Franko B continues his blossoming relationship with ArtsAdmin at the Toynbee Studios with a miniature piece presented to an audience of one. Lasting only about a minute, this work is as fleeting, perplexing and challenging as all Franko's work, and raises questions about the relationship between artist and viewer, and about what constitutes performance itself.
At the start of the presentation, having taken a numbered ticket of the kind you get at supermarket deli counters. I join the other spectators as we wait nervously in an antechamber in the labyrinthine Toynbee Hall. We wait a while. Every few minutes. a door opens and a doctor enters the room. The next number comes up. The next person leaves. And we wait a while. When my turn comes, I leave the room, and am shown into an adjoining chamber, where Franko awaits – covered in trademark white greasepaint, wearing one of those plastic collars you use on a stitched-up dog, bleeding from a small cut in his abdomen. Around the room, paint is smeared on the floor – evidence of action that I don't know if I've missed, or was never supposed to see (I get the feeling that this was the performance, and what I'm witnessing is the aftermath, the documentation). Alone in this space, with a mute, bleeding figure on the floor before me, I feel excruciatingly uncomfortable.
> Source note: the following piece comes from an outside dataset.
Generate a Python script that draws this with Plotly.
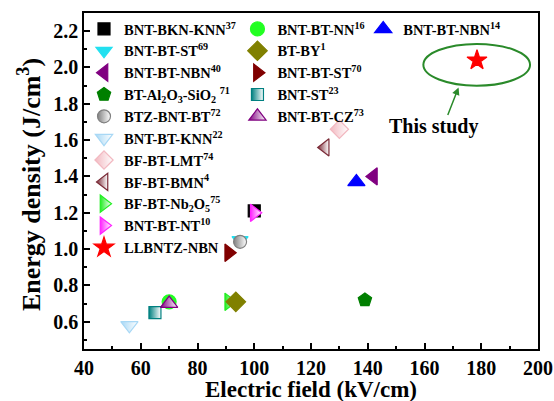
import plotly.graph_objects as go

# Energy storage density vs. applied electric field for lead-free ceramics
names = [
    "BNT-BKN-KNN<sup>37</sup>", "BNT-BT-ST<sup>69</sup>", "BNT-BT-NBN<sup>40</sup>",
    "BT-Al<sub>2</sub>O<sub>3</sub>-SiO<sub>2</sub> <sup>71</sup>", "BTZ-BNT-BT<sup>72</sup>",
    "BNT-BT-KNN<sup>22</sup>", "BF-BT-LMT<sup>74</sup>", "BF-BT-BMN<sup>4</sup>",
    "BF-BT-Nb<sub>2</sub>O<sub>5</sub><sup>75</sup>", "BNT-BT-NT<sup>10</sup>", "LLBNTZ-NBN",
    "BNT-BT-NN<sup>16</sup>", "BT-BY<sup>1</sup>", "BNT-BT-ST<sup>70</sup>",
    "BNT-ST<sup>23</sup>", "BNT-BT-CZ<sup>73</sup>",
    "BNT-BT-NBN<sup>14</sup>",
]
field = [100, 95, 142, 139, 95, 56, 130, 125, 91, 100, 178.5, 70, 93.5, 91, 65, 70, 136]
energy = [1.21, 1.05, 1.40, 0.72, 1.04, 0.58, 1.66, 1.56, 0.71, 1.20, 2.04, 0.71, 0.71, 0.98, 0.65, 0.70, 1.37]
symbols = ["square", "triangle-down", "triangle-left", "pentagon", "circle",
           "triangle-down", "diamond", "triangle-left", "triangle-right", "triangle-right", "star",
           "circle", "diamond", "triangle-right", "square", "triangle-up", "triangle-up"]
colors = ["#000000", "#22e0f0", "#800080", "#007f00", "#808080",
          "#a8d8f5", "#f2b8c0", "#7a2a36", "#22ee22", "#ff22ff", "#ff0000",
          "#22ff22", "#808000", "#800000", "#008080", "#800080", "#0000ff"]
half_filled = [False, False, False, False, True, True, True, True, True, True, False,
               False, False, False, True, True, False]
sizes = [12, 14, 15, 14, 13, 15, 14, 15, 15, 15, 15, 14, 15, 15, 12, 15, 15]
legend_of = ["legend"] * 11 + ["legend2"] * 5 + ["legend3"]

x_title = "Electric field (kV/cm)"
y_title = "Energy density (J/cm<sup>3</sup>)"

font_family = "Liberation Serif"

fig = go.Figure()
for i, nm in enumerate(names):
    marker = dict(symbol=symbols[i], color=colors[i], size=sizes[i],
                  line=dict(color=colors[i], width=1.2))
    if half_filled[i]:
        marker["gradient"] = dict(type="horizontal", color="#ffffff")
    fig.add_trace(go.Scatter(
        x=[field[i]], y=[energy[i]], mode="markers", name=nm,
        marker=marker, legend=legend_of[i], cliponaxis=False,
    ))

# "This study" highlight: ellipse around the point, arrow and label
fig.add_shape(type="circle", xref="x", yref="y", x0=159.6, x1=197.2, y0=1.90, y1=2.13,
              line=dict(color="#2a8a2a", width=2))
fig.add_annotation(x=172.0, y=1.89, ax=168.0, ay=1.73, xref="x", yref="y", axref="x", ayref="y",
                   text="", showarrow=True, arrowhead=2, arrowsize=1, arrowwidth=1.5,
                   arrowcolor="#2a8a2a")
fig.add_annotation(x=163.5, y=1.676, xref="x", yref="y", text="This study", showarrow=False,
                   font=dict(family=font_family, size=20, color="black", weight="bold"))

# axis titles, placed outside the tick labels
fig.add_annotation(x=0.5, y=-0.1194, xref="paper", yref="paper", text=x_title,
                   showarrow=False, xanchor="center", yanchor="middle",
                   font=dict(family=font_family, size=23, color="black", weight="bold"))
fig.add_annotation(x=-0.1196, y=0.49, xref="paper", yref="paper", text=y_title,
                   showarrow=False, xanchor="center", yanchor="middle", textangle=-90,
                   font=dict(family=font_family, size=26, color="black", weight="bold"))

legend_common = dict(font=dict(family=font_family, size=14.5, color="black", weight="bold"),
                     bgcolor="rgba(0,0,0,0)", borderwidth=0, xanchor="left", yanchor="top",
                     itemclick=False)

axis_common = dict(showline=True, linecolor="black", linewidth=1.5, mirror=True,
                   ticks="inside", ticklen=6, tickwidth=1.5, tickcolor="black",
                   showgrid=False, zeroline=False, automargin=False,
                   tickfont=dict(family=font_family, size=20, color="black", weight="bold"))

fig.update_layout(
    width=554, height=401,
    margin=dict(l=84, r=16, t=13, b=52, autoexpand=False),
    paper_bgcolor="white", plot_bgcolor="white",
    showlegend=True,
    legend=dict(x=-0.0, y=1.0, **legend_common),
    legend2=dict(x=0.338, y=1.0, **legend_common),
    legend3=dict(x=0.615, y=1.0, **legend_common),
    xaxis=dict(range=[40, 200], dtick=20, tick0=40,
               minor=dict(ticks="inside", ticklen=3, dtick=10, tickcolor="black", tickwidth=1.5),
               **axis_common),
    yaxis=dict(range=[0.45, 2.3], tickvals=[0.6, 0.8, 1.0, 1.2, 1.4, 1.6, 1.8, 2.0, 2.2],
               tickformat=".1f",
               minor=dict(ticks="inside", ticklen=3, dtick=0.1, tick0=0.5, tickcolor="black", tickwidth=1.5),
               **axis_common),
)

fig.write_html("out.html")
Then the door opens, the doctor returns, asks me to leave, and that's it. As a performance, this piece breaks all the rules, and doesn't really offer any alternative; as a work of art, it is perplexing, painful, and thought provoking. Like the work of the Viennese Aktionists before him, Franko's bodily viscerality cuts into our perceptions and wrenches out a reaction, making for challenging, difficult, and remarkable work.